On June 1, 1964, the Rhode Island Turnpike and Bridge Authority assumed control of the bridge and today is responsible for the administration of two of the three bridges which span Narragansett Bay, i.e. the Mount Hope Bridge and the new Newport Bridge; the third bridge, the Saunderstown-Jamestown Bridge, is under the jurisdiction of the State Department of Transportation.
From its completion until the present, the firm Robinson and Steinman, today Steinman, Boynton, Gronquist, and London, have been retained as consulting engineers in connection with the annual inspections and maintenance of the Mount Hope Bridge. Both Carl H. Gronquist and Consultant Raymond M. Boynton assisted in the design and construction of the bridge. No major changes have occurred in the forty-six years since the bridge was opened, however, the original "light greenish tint" chosen by Dr. Steinman has since been darkened to a more definite green. Within the past decade, the firm has also reinforced the approach girders.

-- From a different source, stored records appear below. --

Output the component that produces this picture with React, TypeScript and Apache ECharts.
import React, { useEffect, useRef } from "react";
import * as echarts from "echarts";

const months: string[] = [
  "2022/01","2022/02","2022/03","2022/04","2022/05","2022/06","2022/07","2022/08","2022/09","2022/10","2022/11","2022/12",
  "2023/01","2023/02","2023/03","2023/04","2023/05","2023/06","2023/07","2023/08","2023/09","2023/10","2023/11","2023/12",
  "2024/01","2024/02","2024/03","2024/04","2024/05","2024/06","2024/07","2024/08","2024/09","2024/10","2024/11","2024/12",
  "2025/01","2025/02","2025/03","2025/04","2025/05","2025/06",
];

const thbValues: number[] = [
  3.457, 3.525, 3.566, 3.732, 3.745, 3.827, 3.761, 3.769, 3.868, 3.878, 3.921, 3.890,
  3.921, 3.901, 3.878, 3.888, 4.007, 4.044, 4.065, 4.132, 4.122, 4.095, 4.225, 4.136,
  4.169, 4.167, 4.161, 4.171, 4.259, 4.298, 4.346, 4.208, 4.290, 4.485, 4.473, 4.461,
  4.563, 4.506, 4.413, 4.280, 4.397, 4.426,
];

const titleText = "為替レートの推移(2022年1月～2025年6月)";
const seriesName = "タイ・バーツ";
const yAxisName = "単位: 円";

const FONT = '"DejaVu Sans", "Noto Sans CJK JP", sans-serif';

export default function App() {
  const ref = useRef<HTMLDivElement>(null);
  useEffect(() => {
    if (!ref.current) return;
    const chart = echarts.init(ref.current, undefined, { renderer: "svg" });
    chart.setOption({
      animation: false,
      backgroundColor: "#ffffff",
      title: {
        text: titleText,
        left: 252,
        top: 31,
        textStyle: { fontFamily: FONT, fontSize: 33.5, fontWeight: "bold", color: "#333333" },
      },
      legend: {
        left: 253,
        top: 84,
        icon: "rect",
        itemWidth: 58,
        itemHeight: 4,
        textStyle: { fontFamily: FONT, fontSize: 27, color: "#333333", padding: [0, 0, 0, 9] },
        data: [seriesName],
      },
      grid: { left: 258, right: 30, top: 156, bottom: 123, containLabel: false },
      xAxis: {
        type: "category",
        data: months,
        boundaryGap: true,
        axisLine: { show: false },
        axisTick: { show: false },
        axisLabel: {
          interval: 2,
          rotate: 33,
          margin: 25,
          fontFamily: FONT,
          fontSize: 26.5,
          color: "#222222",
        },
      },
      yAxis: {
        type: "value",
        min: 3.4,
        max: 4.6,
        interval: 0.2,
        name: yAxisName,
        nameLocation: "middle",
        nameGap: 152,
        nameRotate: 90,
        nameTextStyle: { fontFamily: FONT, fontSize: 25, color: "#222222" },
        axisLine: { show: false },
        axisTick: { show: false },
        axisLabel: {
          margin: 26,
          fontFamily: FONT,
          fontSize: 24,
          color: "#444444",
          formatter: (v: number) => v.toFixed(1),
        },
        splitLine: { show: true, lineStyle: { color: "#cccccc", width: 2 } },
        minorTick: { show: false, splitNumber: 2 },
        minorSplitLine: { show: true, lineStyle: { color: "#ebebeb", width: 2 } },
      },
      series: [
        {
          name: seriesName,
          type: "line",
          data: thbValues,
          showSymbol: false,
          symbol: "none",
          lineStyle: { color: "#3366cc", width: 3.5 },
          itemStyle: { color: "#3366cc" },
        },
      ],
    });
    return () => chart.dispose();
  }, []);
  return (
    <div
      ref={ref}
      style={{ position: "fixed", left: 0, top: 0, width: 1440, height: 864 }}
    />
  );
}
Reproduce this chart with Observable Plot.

The future of the span is uncertain, however, as the State has been recommending the construction of an "east shore expressway" since the mid 1950's. Beginning in Washington County in the southerly part of the State, the proposed path would incorporate the Saunderstown-Jamestown and Newport Bridges in its route and thence join Interstate 195 in nearby Massachusetts, either via the Mount Hope Bridge through Bristol and Warren, Rhode Island, and Swansea, Massachusetts, or via the Sakonnet Bridge through Tiverton, Rhode Island, and Fall River, Massachusetts. The Mount Hope Bridge today still adequately fulfills its original goal of serving auto traffic, even though it is essentially a one lane thoroughfare in each direction, having a total roadway width of twenty-seven feet. The opening of Interstate 195 and improvement of Route 24 between Providence and Tiverton, Rhode Island, via Fall River, Massachusetts, has since provided a good transportation link serving through traffic between Providence and Newport. Proposals relative to increasing the capacity of the Mount Hope Bridge have ranged from "double decking" the existing bridge to erecting a "twin" bridge alongside Steinman's original.